Given exercise: Return, without pictures, the lines from the start of the data through the one that contains "const seriesName = 'VNWDT - Downtown NW';".
--- start ---
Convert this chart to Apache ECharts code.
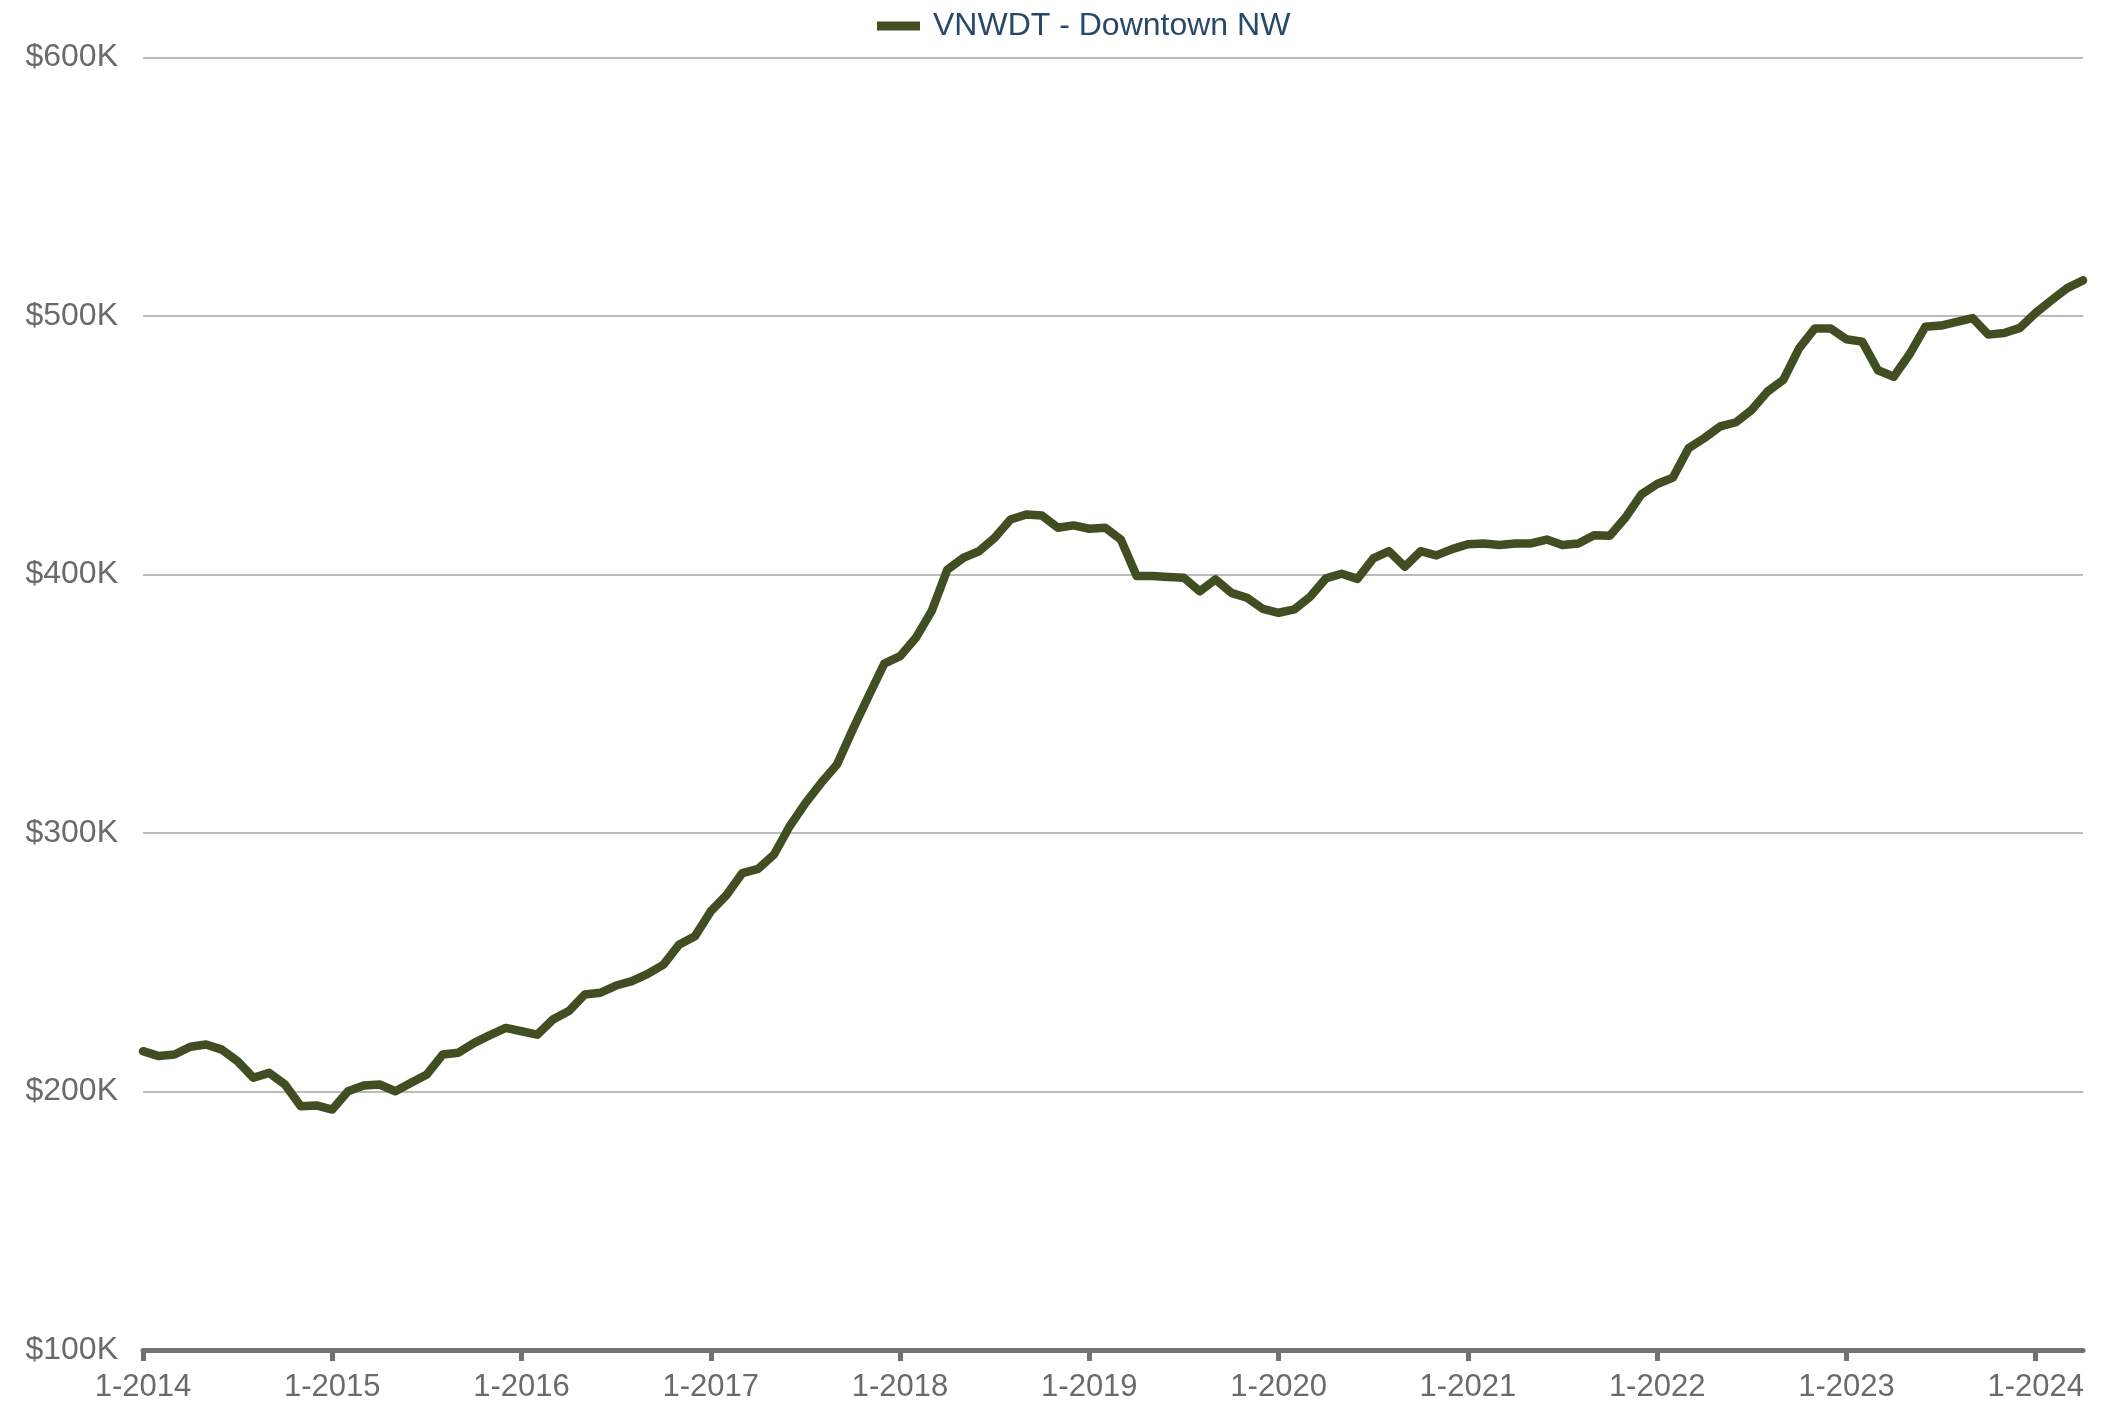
<!DOCTYPE html>
<html>
<head>
<meta charset="utf-8">
<style>
  html, body { margin: 0; padding: 0; background: #ffffff; }
  #chart { width: 2102px; height: 1410px; }
</style>
<script src="https://cdn.jsdelivr.net/npm/echarts@6/dist/echarts.min.js"></script>
</head>
<body>
<div id="chart"></div>
<script>
// Months from 1-2014 through 4-2024
const years = [2014, 2015, 2016, 2017, 2018, 2019, 2020, 2021, 2022, 2023, 2024];
const lastMonth2024 = 4;
const categories = [];
years.forEach(y => {
  const maxM = (y === 2024) ? lastMonth2024 : 12;
  for (let m = 1; m <= maxM; m++) categories.push(m + '-' + y);
});

const seriesName = 'VNWDT - Downtown NW';

// Values in thousands of dollars
const values2014 = [215.6, 213.7, 214.3, 217.3, 218.2, 216.2, 211.7, 205.3, 207.2, 202.7, 194.3, 194.6];
const values2015 = [193.0, 200.1, 202.3, 202.7, 200.1, 203.4, 206.6, 214.3, 215.0, 218.8, 221.8, 224.6];
const values2016 = [223.3, 222.0, 227.9, 231.1, 237.5, 238.2, 241.0, 242.7, 245.5, 249.1, 256.9, 260.1];
const values2017 = [269.7, 276.0, 284.5, 286.1, 291.6, 302.6, 311.6, 319.4, 326.5, 340.0, 352.9, 365.5];
const values2018 = [368.4, 375.5, 385.8, 401.9, 406.4, 409.0, 414.2, 421.3, 423.2, 422.8, 418.1, 419.0];
const values2019 = [417.7, 418.1, 413.5, 399.4, 399.4, 399.0, 398.7, 393.5, 398.1, 392.9, 391.0, 386.7];
const values2020 = [385.2, 386.5, 391.4, 398.5, 400.3, 398.3, 406.2, 409.0, 403.0, 409.0, 407.4, 409.8];
const values2021 = [411.7, 412.0, 411.4, 412.0, 412.0, 413.5, 411.4, 412.0, 415.2, 415.0, 422.1, 431.0];
const values2022 = [435.0, 437.5, 448.9, 452.8, 457.3, 458.9, 463.7, 470.8, 475.3, 487.5, 495.2, 495.2];
const values2023 = [491.0, 490.1, 479.0, 476.5, 485.2, 495.8, 496.3, 497.7, 499.2, 492.8, 493.4, 495.4];
const values2024 = [501.2, 506.1, 510.8, 513.8];

const valuesK = [].concat(values2014, values2015, values2016, values2017, values2018,
  values2019, values2020, values2021, values2022, values2023, values2024);
const seriesValues = valuesK.map(v => Math.round(v * 1000));

const yMin = 100000, yMax = 600000, yStep = 100000;

const chart = echarts.init(document.getElementById('chart'), null, { renderer: 'canvas' });
const font = 'Liberation Sans, Arial, sans-serif';

chart.setOption({
  backgroundColor: '#ffffff',
  animation: false,
  legend: {
    data: [seriesName],
    left: 872,
    top: 5,
    icon: 'rect',
    itemWidth: 43,
    itemHeight: 9,
    textStyle: {
      fontFamily: font,
      fontSize: 32,
      color: '#28486b',
      padding: [0, 0, 0, 8]
    }
  },
  grid: {
    left: 143,
    right: 19,
    top: 57.5,
    bottom: 60,
    containLabel: false
  },
  xAxis: {
    type: 'category',
    data: categories,
    boundaryGap: false,
    axisLine: { show: true, lineStyle: { color: '#727272', width: 5 } },
    axisTick: {
      show: true,
      interval: 11,
      length: 11,
      lineStyle: { color: '#727272', width: 5 }
    },
    axisLabel: {
      interval: 11,
      margin: 22,
      fontFamily: font,
      fontSize: 31,
      color: '#6a6a6a'
    },
    splitLine: { show: false }
  },
  yAxis: {
    type: 'value',
    min: yMin,
    max: yMax,
    interval: yStep,
    axisLine: { show: false },
    axisTick: { show: false },
    axisLabel: {
      margin: 25,
      fontFamily: font,
      fontSize: 32,
      color: '#6a6a6a',
      formatter: v => '$' + (v / 1000) + 'K'
    },
    splitLine: { show: true, lineStyle: { color: '#bcbcbc', width: 2 } }
  },
  series: [{
    name: seriesName,
    type: 'line',
    data: seriesValues,
    showSymbol: false,
    symbol: 'none',
    lineStyle: { color: '#414e22', width: 8.5, cap: 'round', join: 'round' },
    itemStyle: { color: '#414e22' }
  }]
});
</script>
</body>
</html>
--- end ---
Solution for this problem:
Convert this chart to Apache ECharts code.
<!DOCTYPE html>
<html>
<head>
<meta charset="utf-8">
<style>
  html, body { margin: 0; padding: 0; background: #ffffff; }
  #chart { width: 2102px; height: 1410px; }
</style>
<script src="https://cdn.jsdelivr.net/npm/echarts@6/dist/echarts.min.js"></script>
</head>
<body>
<div id="chart"></div>
<script>
// Months from 1-2014 through 4-2024
const years = [2014, 2015, 2016, 2017, 2018, 2019, 2020, 2021, 2022, 2023, 2024];
const lastMonth2024 = 4;
const categories = [];
years.forEach(y => {
  const maxM = (y === 2024) ? lastMonth2024 : 12;
  for (let m = 1; m <= maxM; m++) categories.push(m + '-' + y);
});

const seriesName = 'VNWDT - Downtown NW';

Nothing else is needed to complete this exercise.